---------- Records for the task
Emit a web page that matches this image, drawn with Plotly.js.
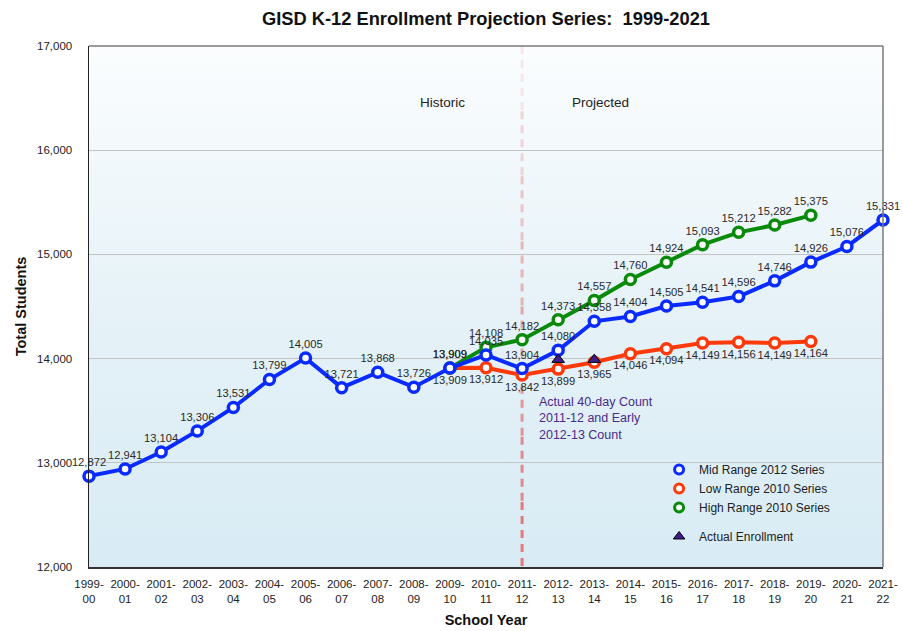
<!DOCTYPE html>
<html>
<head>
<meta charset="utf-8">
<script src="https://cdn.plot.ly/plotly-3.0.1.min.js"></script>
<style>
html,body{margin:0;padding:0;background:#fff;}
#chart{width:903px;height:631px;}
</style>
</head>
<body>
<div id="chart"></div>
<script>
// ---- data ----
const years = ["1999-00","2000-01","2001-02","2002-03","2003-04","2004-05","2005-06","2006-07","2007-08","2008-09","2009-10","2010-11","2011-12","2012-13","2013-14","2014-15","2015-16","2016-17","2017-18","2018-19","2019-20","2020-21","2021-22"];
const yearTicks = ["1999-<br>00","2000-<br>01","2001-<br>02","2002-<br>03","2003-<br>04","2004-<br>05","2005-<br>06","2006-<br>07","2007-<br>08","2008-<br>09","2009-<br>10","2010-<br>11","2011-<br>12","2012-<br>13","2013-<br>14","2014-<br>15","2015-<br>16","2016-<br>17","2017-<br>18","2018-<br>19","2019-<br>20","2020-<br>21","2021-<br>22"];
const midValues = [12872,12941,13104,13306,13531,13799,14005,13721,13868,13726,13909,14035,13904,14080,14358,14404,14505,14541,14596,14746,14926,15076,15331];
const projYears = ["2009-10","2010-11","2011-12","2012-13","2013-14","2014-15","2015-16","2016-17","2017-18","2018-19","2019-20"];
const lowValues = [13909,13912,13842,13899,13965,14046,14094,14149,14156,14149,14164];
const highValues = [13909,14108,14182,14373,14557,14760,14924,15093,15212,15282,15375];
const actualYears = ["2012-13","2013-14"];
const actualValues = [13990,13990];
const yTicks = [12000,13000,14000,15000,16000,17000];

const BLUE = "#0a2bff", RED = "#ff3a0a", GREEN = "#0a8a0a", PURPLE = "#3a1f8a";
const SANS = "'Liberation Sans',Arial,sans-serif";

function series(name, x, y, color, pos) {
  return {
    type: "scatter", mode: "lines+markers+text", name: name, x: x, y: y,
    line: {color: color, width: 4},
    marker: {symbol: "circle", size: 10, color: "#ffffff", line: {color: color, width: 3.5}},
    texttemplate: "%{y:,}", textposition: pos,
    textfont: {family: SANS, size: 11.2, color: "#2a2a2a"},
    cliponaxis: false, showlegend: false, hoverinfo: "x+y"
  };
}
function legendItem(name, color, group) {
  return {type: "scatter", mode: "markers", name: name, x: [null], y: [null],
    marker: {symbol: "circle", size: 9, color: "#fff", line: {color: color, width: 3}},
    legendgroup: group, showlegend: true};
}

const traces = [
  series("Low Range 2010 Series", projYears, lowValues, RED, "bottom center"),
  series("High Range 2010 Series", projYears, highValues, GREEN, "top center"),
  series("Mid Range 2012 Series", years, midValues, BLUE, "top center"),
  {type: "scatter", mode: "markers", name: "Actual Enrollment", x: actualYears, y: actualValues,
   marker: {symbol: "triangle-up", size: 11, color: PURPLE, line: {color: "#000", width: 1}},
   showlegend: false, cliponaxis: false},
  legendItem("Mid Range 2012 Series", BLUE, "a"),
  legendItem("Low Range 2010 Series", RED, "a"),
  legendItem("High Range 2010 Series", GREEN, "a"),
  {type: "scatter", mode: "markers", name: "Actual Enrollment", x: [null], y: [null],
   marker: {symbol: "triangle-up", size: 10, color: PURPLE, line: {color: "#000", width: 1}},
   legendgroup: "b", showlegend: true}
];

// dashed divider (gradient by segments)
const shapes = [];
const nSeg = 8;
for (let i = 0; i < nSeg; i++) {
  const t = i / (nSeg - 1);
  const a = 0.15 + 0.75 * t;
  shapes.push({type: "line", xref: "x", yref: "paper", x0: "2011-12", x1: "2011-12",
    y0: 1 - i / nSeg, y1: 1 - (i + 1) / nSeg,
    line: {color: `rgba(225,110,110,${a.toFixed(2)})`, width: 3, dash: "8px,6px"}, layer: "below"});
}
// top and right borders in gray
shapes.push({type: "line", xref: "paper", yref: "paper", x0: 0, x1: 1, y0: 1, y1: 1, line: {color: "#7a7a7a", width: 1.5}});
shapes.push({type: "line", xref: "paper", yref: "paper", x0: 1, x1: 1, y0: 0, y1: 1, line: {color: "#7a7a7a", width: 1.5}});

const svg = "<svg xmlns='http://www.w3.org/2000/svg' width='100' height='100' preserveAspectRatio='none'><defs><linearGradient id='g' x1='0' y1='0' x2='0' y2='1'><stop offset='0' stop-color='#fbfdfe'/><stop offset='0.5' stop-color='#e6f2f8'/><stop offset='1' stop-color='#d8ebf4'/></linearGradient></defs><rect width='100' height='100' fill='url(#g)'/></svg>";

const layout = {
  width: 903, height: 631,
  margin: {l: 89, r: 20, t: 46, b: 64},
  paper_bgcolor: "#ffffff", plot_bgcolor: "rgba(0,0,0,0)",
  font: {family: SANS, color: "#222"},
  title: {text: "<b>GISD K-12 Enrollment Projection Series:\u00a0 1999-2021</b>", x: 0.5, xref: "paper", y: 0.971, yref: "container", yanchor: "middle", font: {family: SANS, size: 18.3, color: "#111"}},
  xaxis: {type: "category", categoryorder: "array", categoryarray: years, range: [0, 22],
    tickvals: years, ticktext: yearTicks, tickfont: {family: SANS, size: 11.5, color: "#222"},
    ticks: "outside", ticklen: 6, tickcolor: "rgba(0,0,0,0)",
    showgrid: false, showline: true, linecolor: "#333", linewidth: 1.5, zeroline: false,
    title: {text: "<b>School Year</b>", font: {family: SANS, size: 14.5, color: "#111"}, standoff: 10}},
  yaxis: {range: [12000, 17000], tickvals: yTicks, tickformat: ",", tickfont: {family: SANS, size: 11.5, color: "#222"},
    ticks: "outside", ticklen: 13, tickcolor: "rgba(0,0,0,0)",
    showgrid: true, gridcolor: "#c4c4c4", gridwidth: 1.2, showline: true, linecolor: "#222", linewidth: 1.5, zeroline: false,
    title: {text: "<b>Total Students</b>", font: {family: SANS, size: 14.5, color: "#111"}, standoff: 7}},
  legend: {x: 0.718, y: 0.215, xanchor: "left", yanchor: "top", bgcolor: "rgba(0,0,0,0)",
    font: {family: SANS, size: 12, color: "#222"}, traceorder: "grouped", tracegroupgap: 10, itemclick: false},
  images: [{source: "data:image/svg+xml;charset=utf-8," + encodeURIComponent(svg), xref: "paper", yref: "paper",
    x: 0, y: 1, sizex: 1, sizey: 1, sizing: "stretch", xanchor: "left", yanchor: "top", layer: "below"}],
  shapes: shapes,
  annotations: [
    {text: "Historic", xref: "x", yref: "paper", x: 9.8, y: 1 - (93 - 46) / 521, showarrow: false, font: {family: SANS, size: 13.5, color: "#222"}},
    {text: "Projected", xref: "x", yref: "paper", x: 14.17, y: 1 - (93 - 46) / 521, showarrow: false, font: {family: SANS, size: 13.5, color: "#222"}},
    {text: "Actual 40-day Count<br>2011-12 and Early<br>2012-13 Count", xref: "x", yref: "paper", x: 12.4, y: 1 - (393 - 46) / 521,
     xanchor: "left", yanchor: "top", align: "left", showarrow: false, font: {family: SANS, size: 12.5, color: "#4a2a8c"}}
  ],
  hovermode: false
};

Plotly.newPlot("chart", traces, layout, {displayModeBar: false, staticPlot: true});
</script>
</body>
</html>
--------------------
---------- Records for the task
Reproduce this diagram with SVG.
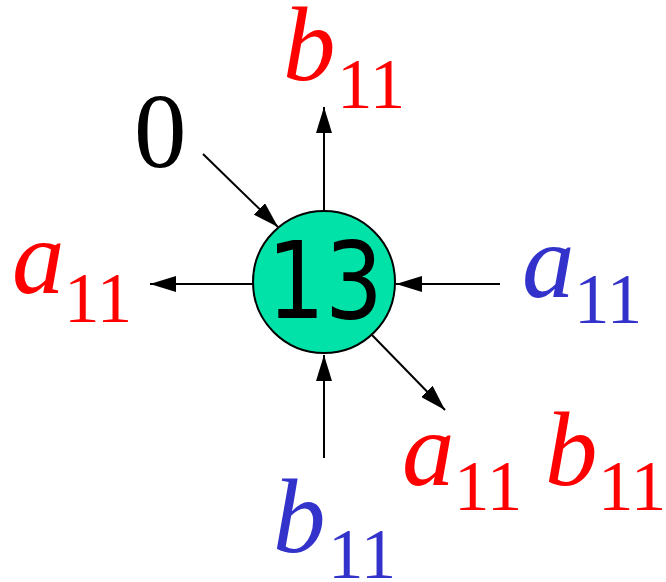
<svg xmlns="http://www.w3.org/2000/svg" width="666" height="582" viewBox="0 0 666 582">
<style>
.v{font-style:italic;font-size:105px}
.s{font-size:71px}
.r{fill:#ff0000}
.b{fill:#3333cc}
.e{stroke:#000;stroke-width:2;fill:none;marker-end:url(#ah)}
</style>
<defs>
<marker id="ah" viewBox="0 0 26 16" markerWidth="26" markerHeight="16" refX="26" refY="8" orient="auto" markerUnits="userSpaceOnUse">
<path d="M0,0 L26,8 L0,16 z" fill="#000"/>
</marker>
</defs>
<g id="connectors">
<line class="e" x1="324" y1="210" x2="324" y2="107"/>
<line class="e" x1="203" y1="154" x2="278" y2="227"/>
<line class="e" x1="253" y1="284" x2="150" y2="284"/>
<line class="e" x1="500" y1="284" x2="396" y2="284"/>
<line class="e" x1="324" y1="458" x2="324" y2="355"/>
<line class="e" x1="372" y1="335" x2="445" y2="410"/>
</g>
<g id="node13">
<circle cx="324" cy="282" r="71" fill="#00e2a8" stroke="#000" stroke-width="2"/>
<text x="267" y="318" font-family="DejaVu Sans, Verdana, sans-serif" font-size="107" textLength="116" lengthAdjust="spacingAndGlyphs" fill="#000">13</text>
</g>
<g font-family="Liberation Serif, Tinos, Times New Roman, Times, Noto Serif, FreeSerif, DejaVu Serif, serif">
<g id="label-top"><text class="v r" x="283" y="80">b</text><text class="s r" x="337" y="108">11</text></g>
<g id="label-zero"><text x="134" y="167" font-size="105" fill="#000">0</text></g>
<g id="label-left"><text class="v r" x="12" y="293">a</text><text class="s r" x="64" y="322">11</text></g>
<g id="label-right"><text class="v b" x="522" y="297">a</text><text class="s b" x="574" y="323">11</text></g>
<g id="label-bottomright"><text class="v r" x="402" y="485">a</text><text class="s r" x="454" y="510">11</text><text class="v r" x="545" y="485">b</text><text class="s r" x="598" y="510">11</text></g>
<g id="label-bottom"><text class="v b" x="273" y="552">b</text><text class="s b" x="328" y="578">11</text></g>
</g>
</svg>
--------------------
- What is expected -
Of all the lines in the entries, how many contain the word "this"? Give only the number.

- Task output -
2